::: DATA SECTION :::
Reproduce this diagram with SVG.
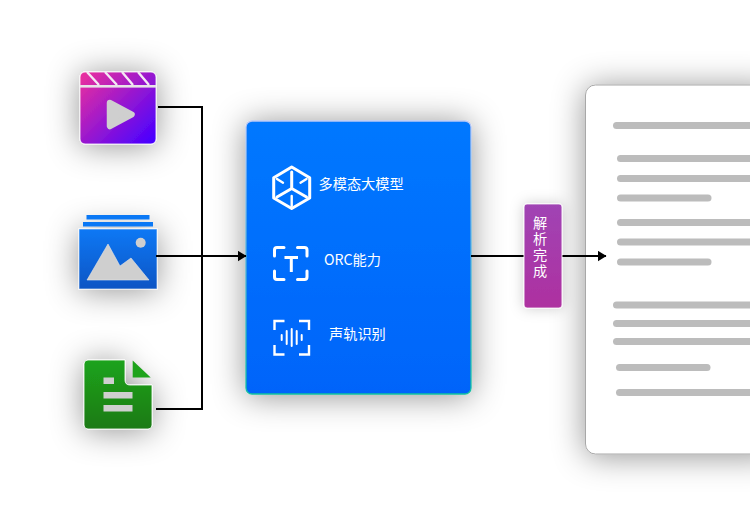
<svg xmlns="http://www.w3.org/2000/svg" width="750" height="526" viewBox="0 0 750 526">
<defs>
<linearGradient id="gv" gradientUnits="userSpaceOnUse" x1="84" y1="76" x2="150" y2="142"><stop offset="0" stop-color="#e62fa0"/><stop offset="1" stop-color="#4a00ff"/></linearGradient>
<linearGradient id="gi" x1="0" y1="0" x2="0" y2="1"><stop offset="0" stop-color="#0a78f5"/><stop offset="1" stop-color="#0a55c4"/></linearGradient>
<linearGradient id="gd" x1="0" y1="0" x2="0" y2="1"><stop offset="0" stop-color="#1ea31b"/><stop offset="1" stop-color="#1d7a16"/></linearGradient>
<linearGradient id="gb" x1="0" y1="0" x2="0" y2="1"><stop offset="0" stop-color="#0578ff"/><stop offset="1" stop-color="#0064fa"/></linearGradient>
<linearGradient id="gbs" x1="0" y1="0" x2="0" y2="1"><stop offset="0" stop-color="#b9c8f5"/><stop offset=".5" stop-color="#4fb0d8"/><stop offset="1" stop-color="#14c0a0"/></linearGradient>
<linearGradient id="gp" x1="0" y1="0" x2="0" y2="1"><stop offset="0" stop-color="#a044b4"/><stop offset="1" stop-color="#ae30a0"/></linearGradient>
<filter id="sh" x="-80%" y="-80%" width="260%" height="260%"><feDropShadow dx="0" dy="2" stdDeviation="16" flood-color="#000" flood-opacity="0.42"/></filter>
<filter id="shs" x="-70%" y="-70%" width="240%" height="240%"><feDropShadow dx="0" dy="0" stdDeviation="7" flood-color="#000" flood-opacity="0.2"/></filter>
<marker id="arr" markerUnits="userSpaceOnUse" markerWidth="9" markerHeight="11" refX="8.500" refY="5.500" orient="auto"><path d="M0 0L9 5.500L0 11Z" fill="#000"/></marker>
</defs>
<style>
.ln{fill:none;stroke:#000;stroke-width:2}
.bar{fill:#bcbcbc}
.t{font-family:"Noto Sans CJK SC","Liberation Sans",sans-serif;font-size:14.200px;fill:#fff}
.ic{fill:none;stroke:#fff;stroke-width:3;stroke-linecap:round;stroke-linejoin:round}
.wl{stroke:#f4e8f4;fill:none}
</style>
<rect width="750" height="526" fill="#fff"/>
<g id="video-icon">
<rect x="80" y="72" width="76" height="72" rx="5" fill="url(#gv)" stroke="#fff" stroke-opacity=".8" filter="url(#sh)"/>
<rect x="80" y="85" width="76" height="2.600" fill="#e8e2e8"/>
<path class="wl" stroke-width="2.400" d="M87 72L99 85M105 72L117 85M122 72L133 85M138 72L149 85"/>
<path d="M110 103L131.500 114.500L110 126Z" fill="#cfcfcf" stroke="#cfcfcf" stroke-width="6.500" stroke-linejoin="round"/>
</g>
<g id="image-icon">
<rect x="79" y="229" width="78" height="60" fill="url(#gi)" stroke="#fff" stroke-opacity=".6" filter="url(#sh)"/>
<rect x="83" y="222" width="70" height="4.500" fill="#0a78f5"/>
<rect x="86.500" y="215" width="63" height="4.500" fill="#0a78f5"/>
<circle cx="140.700" cy="242.700" r="5" fill="#cfcfcf"/>
<path d="M87 280L108 244L120 266L131 258L149 280Z" fill="#cfcfcf" stroke="#e6e6e6" stroke-width=".6"/>
</g>
<g id="doc-icon">
<path d="M88 360H125V380Q125 385 130 385H152V425Q152 429 148 429H88Q84 429 84 425V364Q84 360 88 360Z" fill="url(#gd)" stroke="#fff" stroke-opacity=".8" filter="url(#sh)"/>
<path d="M132.700 360.500L150.700 377.500H132.700Z" fill="#1ea31b"/>
<rect x="103.500" y="377.500" width="10.500" height="6.500" fill="#cfcfcf"/>
<rect x="103.500" y="392" width="29" height="6.500" fill="#cfcfcf"/>
<rect x="103.500" y="405" width="29" height="6.500" fill="#cfcfcf"/>
</g>
<g id="model-box">
<rect x="246" y="121" width="225" height="273" rx="6" fill="url(#gb)" stroke="url(#gbs)" stroke-width="1.300" filter="url(#sh)"/>
<g id="cube-icon" class="ic">
<path d="M291.700 167L309.700 177.700V198L291.700 208.500L273.700 198V177.700Z"/>
<path d="M291.700 188.500L277 197M291.700 188.500L306.500 197M291.700 188.500V172"/>
<path d="M277 179L283 182.700M306.500 179L300.500 182.700M291.700 196V206" stroke-width="2.400"/>
</g>
<text class="t" x="318.500" y="189">多模态大模型</text>
<g id="ocr-icon" class="ic">
<path d="M274.500 256V250Q274.500 247.500 277 247.500H284M297.500 247.500H304.500Q307 247.500 307 250V256M274.500 271V277Q274.500 279.500 277 279.500H284M297.500 279.500H304.500Q307 279.500 307 277V271"/>
<path d="M284.500 257.500H298M291.300 257.500V272" stroke-linecap="butt"/>
</g>
<text class="t" x="324" y="265">ORC能力</text>
<g id="audio-icon" class="ic">
<path stroke-width="2.400" stroke-linecap="butt" stroke-linejoin="miter" d="M274.500 330V321H284.500M299 321H309V330M274.500 345V354.500H284.500M299 354.500H309V345"/>
<path stroke-width="2" d="M281.700 335V340M286.700 331V344M291.700 329V346M296.700 331V344M301.700 335V340"/>
</g>
<text class="t" x="329" y="339">声轨识别</text>
</g>
<g id="document">
<rect x="585.500" y="85" width="190" height="369" rx="10" fill="#fff" stroke="#a8a8a8" filter="url(#sh)"/>
<rect class="bar" x="613" y="122" width="150" height="7" rx="3.500"/>
<rect class="bar" x="617" y="155" width="150" height="7" rx="3.500"/>
<rect class="bar" x="617" y="175" width="150" height="7" rx="3.500"/>
<rect class="bar" x="617" y="194.500" width="94.500" height="7" rx="3.500"/>
<rect class="bar" x="617" y="219" width="150" height="7" rx="3.500"/>
<rect class="bar" x="617" y="238.500" width="150" height="7" rx="3.500"/>
<rect class="bar" x="617" y="258.500" width="94.500" height="7" rx="3.500"/>
<rect class="bar" x="613" y="301.500" width="150" height="7" rx="3.500"/>
<rect class="bar" x="613" y="320" width="150" height="7" rx="3.500"/>
<rect class="bar" x="613" y="338" width="150" height="7" rx="3.500"/>
<rect class="bar" x="616" y="364" width="94.500" height="7" rx="3.500"/>
<rect class="bar" x="616" y="389" width="150" height="7" rx="3.500"/>
</g>
<g id="connectors">
<path class="ln" d="M158 107H202V409H156"/>
<path class="ln" d="M156 256H246" marker-end="url(#arr)"/>
<path class="ln" d="M471 256H606" marker-end="url(#arr)"/>
</g>
<g id="status-pill">
<rect x="524" y="204" width="38" height="104" rx="3" fill="url(#gp)" stroke="#fff" stroke-opacity=".75" stroke-width="1.200" filter="url(#shs)"/>
<text class="t" x="540" y="216" style="writing-mode:vertical-rl;letter-spacing:1.500px">解析完成</text>
</g>
</svg>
:::
§ CHALLENGE:
Reproduce the full listing faithfully, but do not carry over any pictures.

§ FULL OUTPUT:
Reproduce this diagram with SVG.
<svg xmlns="http://www.w3.org/2000/svg" width="750" height="526" viewBox="0 0 750 526">
<defs>
<linearGradient id="gv" gradientUnits="userSpaceOnUse" x1="84" y1="76" x2="150" y2="142"><stop offset="0" stop-color="#e62fa0"/><stop offset="1" stop-color="#4a00ff"/></linearGradient>
<linearGradient id="gi" x1="0" y1="0" x2="0" y2="1"><stop offset="0" stop-color="#0a78f5"/><stop offset="1" stop-color="#0a55c4"/></linearGradient>
<linearGradient id="gd" x1="0" y1="0" x2="0" y2="1"><stop offset="0" stop-color="#1ea31b"/><stop offset="1" stop-color="#1d7a16"/></linearGradient>
<linearGradient id="gb" x1="0" y1="0" x2="0" y2="1"><stop offset="0" stop-color="#0578ff"/><stop offset="1" stop-color="#0064fa"/></linearGradient>
<linearGradient id="gbs" x1="0" y1="0" x2="0" y2="1"><stop offset="0" stop-color="#b9c8f5"/><stop offset=".5" stop-color="#4fb0d8"/><stop offset="1" stop-color="#14c0a0"/></linearGradient>
<linearGradient id="gp" x1="0" y1="0" x2="0" y2="1"><stop offset="0" stop-color="#a044b4"/><stop offset="1" stop-color="#ae30a0"/></linearGradient>
<filter id="sh" x="-80%" y="-80%" width="260%" height="260%"><feDropShadow dx="0" dy="2" stdDeviation="16" flood-color="#000" flood-opacity="0.42"/></filter>
<filter id="shs" x="-70%" y="-70%" width="240%" height="240%"><feDropShadow dx="0" dy="0" stdDeviation="7" flood-color="#000" flood-opacity="0.2"/></filter>
<marker id="arr" markerUnits="userSpaceOnUse" markerWidth="9" markerHeight="11" refX="8.500" refY="5.500" orient="auto"><path d="M0 0L9 5.500L0 11Z" fill="#000"/></marker>
</defs>
<style>
.ln{fill:none;stroke:#000;stroke-width:2}
.bar{fill:#bcbcbc}
.t{font-family:"Noto Sans CJK SC","Liberation Sans",sans-serif;font-size:14.200px;fill:#fff}
.ic{fill:none;stroke:#fff;stroke-width:3;stroke-linecap:round;stroke-linejoin:round}
.wl{stroke:#f4e8f4;fill:none}
</style>
<rect width="750" height="526" fill="#fff"/>
<g id="video-icon">
<rect x="80" y="72" width="76" height="72" rx="5" fill="url(#gv)" stroke="#fff" stroke-opacity=".8" filter="url(#sh)"/>
<rect x="80" y="85" width="76" height="2.600" fill="#e8e2e8"/>
<path class="wl" stroke-width="2.400" d="M87 72L99 85M105 72L117 85M122 72L133 85M138 72L149 85"/>
<path d="M110 103L131.500 114.500L110 126Z" fill="#cfcfcf" stroke="#cfcfcf" stroke-width="6.500" stroke-linejoin="round"/>
</g>
<g id="image-icon">
<rect x="79" y="229" width="78" height="60" fill="url(#gi)" stroke="#fff" stroke-opacity=".6" filter="url(#sh)"/>
<rect x="83" y="222" width="70" height="4.500" fill="#0a78f5"/>
<rect x="86.500" y="215" width="63" height="4.500" fill="#0a78f5"/>
<circle cx="140.700" cy="242.700" r="5" fill="#cfcfcf"/>
<path d="M87 280L108 244L120 266L131 258L149 280Z" fill="#cfcfcf" stroke="#e6e6e6" stroke-width=".6"/>
</g>
<g id="doc-icon">
<path d="M88 360H125V380Q125 385 130 385H152V425Q152 429 148 429H88Q84 429 84 425V364Q84 360 88 360Z" fill="url(#gd)" stroke="#fff" stroke-opacity=".8" filter="url(#sh)"/>
<path d="M132.700 360.500L150.700 377.500H132.700Z" fill="#1ea31b"/>
<rect x="103.500" y="377.500" width="10.500" height="6.500" fill="#cfcfcf"/>
<rect x="103.500" y="392" width="29" height="6.500" fill="#cfcfcf"/>
<rect x="103.500" y="405" width="29" height="6.500" fill="#cfcfcf"/>
</g>
<g id="model-box">
<rect x="246" y="121" width="225" height="273" rx="6" fill="url(#gb)" stroke="url(#gbs)" stroke-width="1.300" filter="url(#sh)"/>
<g id="cube-icon" class="ic">
<path d="M291.700 167L309.700 177.700V198L291.700 208.500L273.700 198V177.700Z"/>
<path d="M291.700 188.500L277 197M291.700 188.500L306.500 197M291.700 188.500V172"/>
<path d="M277 179L283 182.700M306.500 179L300.500 182.700M291.700 196V206" stroke-width="2.400"/>
</g>
<text class="t" x="318.500" y="189">多模态大模型</text>
<g id="ocr-icon" class="ic">
<path d="M274.500 256V250Q274.500 247.500 277 247.500H284M297.500 247.500H304.500Q307 247.500 307 250V256M274.500 271V277Q274.500 279.500 277 279.500H284M297.500 279.500H304.500Q307 279.500 307 277V271"/>
<path d="M284.500 257.500H298M291.300 257.500V272" stroke-linecap="butt"/>
</g>
<text class="t" x="324" y="265">ORC能力</text>
<g id="audio-icon" class="ic">
<path stroke-width="2.400" stroke-linecap="butt" stroke-linejoin="miter" d="M274.500 330V321H284.500M299 321H309V330M274.500 345V354.500H284.500M299 354.500H309V345"/>
<path stroke-width="2" d="M281.700 335V340M286.700 331V344M291.700 329V346M296.700 331V344M301.700 335V340"/>
</g>
<text class="t" x="329" y="339">声轨识别</text>
</g>
<g id="document">
<rect x="585.500" y="85" width="190" height="369" rx="10" fill="#fff" stroke="#a8a8a8" filter="url(#sh)"/>
<rect class="bar" x="613" y="122" width="150" height="7" rx="3.500"/>
<rect class="bar" x="617" y="155" width="150" height="7" rx="3.500"/>
<rect class="bar" x="617" y="175" width="150" height="7" rx="3.500"/>
<rect class="bar" x="617" y="194.500" width="94.500" height="7" rx="3.500"/>
<rect class="bar" x="617" y="219" width="150" height="7" rx="3.500"/>
<rect class="bar" x="617" y="238.500" width="150" height="7" rx="3.500"/>
<rect class="bar" x="617" y="258.500" width="94.500" height="7" rx="3.500"/>
<rect class="bar" x="613" y="301.500" width="150" height="7" rx="3.500"/>
<rect class="bar" x="613" y="320" width="150" height="7" rx="3.500"/>
<rect class="bar" x="613" y="338" width="150" height="7" rx="3.500"/>
<rect class="bar" x="616" y="364" width="94.500" height="7" rx="3.500"/>
<rect class="bar" x="616" y="389" width="150" height="7" rx="3.500"/>
</g>
<g id="connectors">
<path class="ln" d="M158 107H202V409H156"/>
<path class="ln" d="M156 256H246" marker-end="url(#arr)"/>
<path class="ln" d="M471 256H606" marker-end="url(#arr)"/>
</g>
<g id="status-pill">
<rect x="524" y="204" width="38" height="104" rx="3" fill="url(#gp)" stroke="#fff" stroke-opacity=".75" stroke-width="1.200" filter="url(#shs)"/>
<text class="t" x="540" y="216" style="writing-mode:vertical-rl;letter-spacing:1.500px">解析完成</text>
</g>
</svg>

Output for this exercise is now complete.